Prolonger les centrales actuelles au-delà de 60 ans
La commission s'est aussi penchée sur la production électrique de demain, alors que les besoins devraient croître de 38% d'ici 2035 (jusqu'à 615 TWh par an) et à 700 TWh en 2050. La France devra, d'ici 2035, assurer une « prolongation optimisée » de son nucléaire et « un essor raisonnable » des capacités renouvelables, estime le rapport, voté à l'unanimité des 23 membres de la commission moins l'élu écologiste.
D'ici 2050, il sera « nécessaire de prolonger les centrales actuelles au-delà de 60 ans », et construire 14 réacteurs, nombre déjà annoncé par le gouvernement. Selon la capacité à le faire, la production nationale électrique serait de 700-850 TWh en 2050, avec 52% à 61% assurés par l'atome, explicite encore le rapport. Quant aux renouvelables (éolien, solaire), « plus les mix électriques en comportent une part significative, plus le coût de production moyen est élevé », du fait du besoin d'investissement dans les réseaux, souligne le rapport, qui invite à « optimiser » les plans de modernisation des réseaux.
La commission alerte enfin sur « le risque, trop peu évoqué, de raréfaction de l'uranium naturel à une échéance assez rapprochée », si certains pays relancent l'atome comme annoncé, et appelle à « relancer au plus vite la recherche sur les réacteurs à neutrons rapides » permettant de « recycler nos propres déchets ». La France « a plus que jamais besoin d'une programmation énergétique à long terme », estime donc le Sénat. Le gouvernement avait renoncé à soumettre le sujet au Parlement faute de majorité. « On compte bien remettre le sujet à l'ordre du jour », déclare aujourd'hui Vincent Delahaye. « Il faudra peut-être laisser retomber la fièvre électorale. Mais ce sont des sujets sur lesquels on peut arriver à trouver des consensus, à partir du moment où on raisonne sur les chiffres ».
La crise politique plonge EDF dans l'inconnu
Reste que la crise politique et le résultat des élections législatives plongent EDF dans l'inconnu. Une partie du Nouveau Front populaire est anti-nucléaire, tandis que le Rassemblement national est pro-nucléaire et hostile aux éoliennes.
« Aujourd'hui, on s'est mis en ordre de bataille pour construire de nouveaux réacteurs, pour mener à bien tout un tas de projets et ce serait absolument dévastateur pour l'entreprise que de refaire machine arrière », expliquait mi-juin à l'AFP Amélie Henri, secrétaire nationale de la CFE-CGC, le premier syndicat de l'électricien national, qui évoque « l'inquiétude » des salariés.

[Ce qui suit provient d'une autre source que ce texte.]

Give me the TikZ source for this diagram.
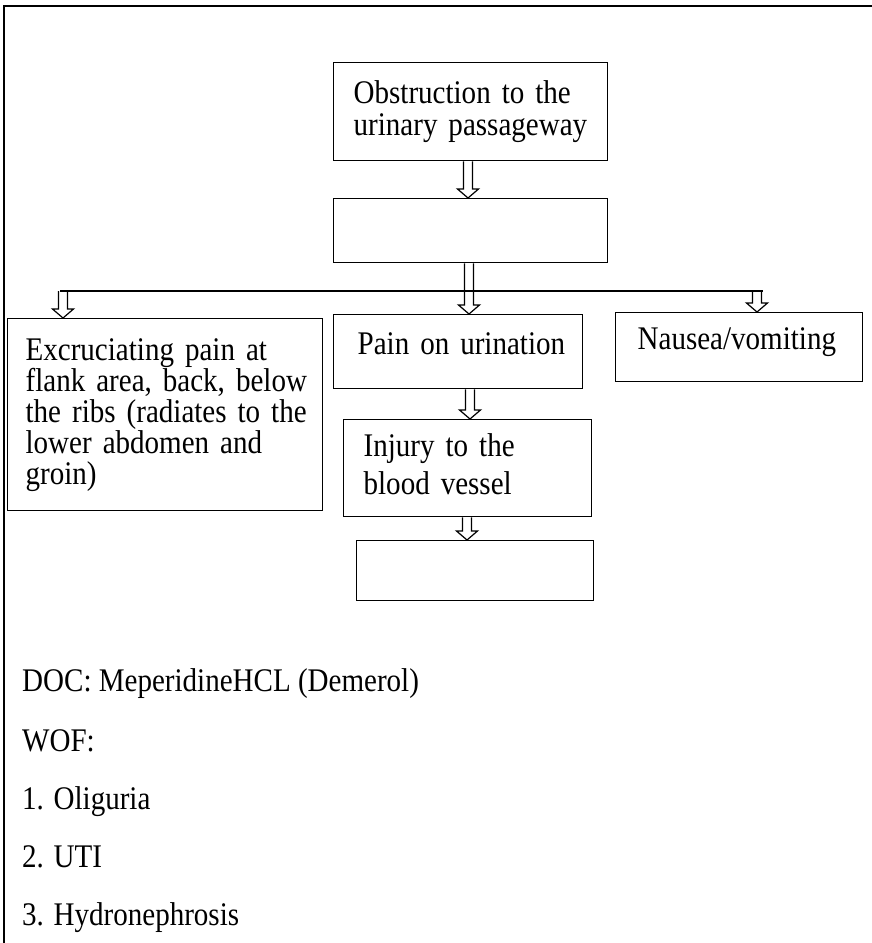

Si Emmanuel Macron a décidé la construction de six réacteurs de nouvelle génération EPR2, assortis de huit autres par la suite, Amélie Henri souligne que « toutes les décisions structurantes » pour le secteur de l'énergie n'ont aujourd'hui « pas formellement été actées par le gouvernement » dans la loi. Il en va ainsi de la future programmation pluriannuelle de l'énergie (PPE) : cette feuille de route énergétique du pays, qui doit fixer le cadre pour sortir à terme des énergies fossiles, est censée être adoptée par décret d'ici la fin de l'année.
Or, la PPE actuellement en vigueur, adoptée en avril 2020, est un texte qui « annonce toujours la fermeture de 12 réacteurs d'ici 2035 » en plus des deux de la centrale de Fessenheim, déjà mis à l'arrêt, déplore la syndicaliste. A Bercy, on souligne que le calendrier est « clair », mais que tout cela dépend en effet des élections.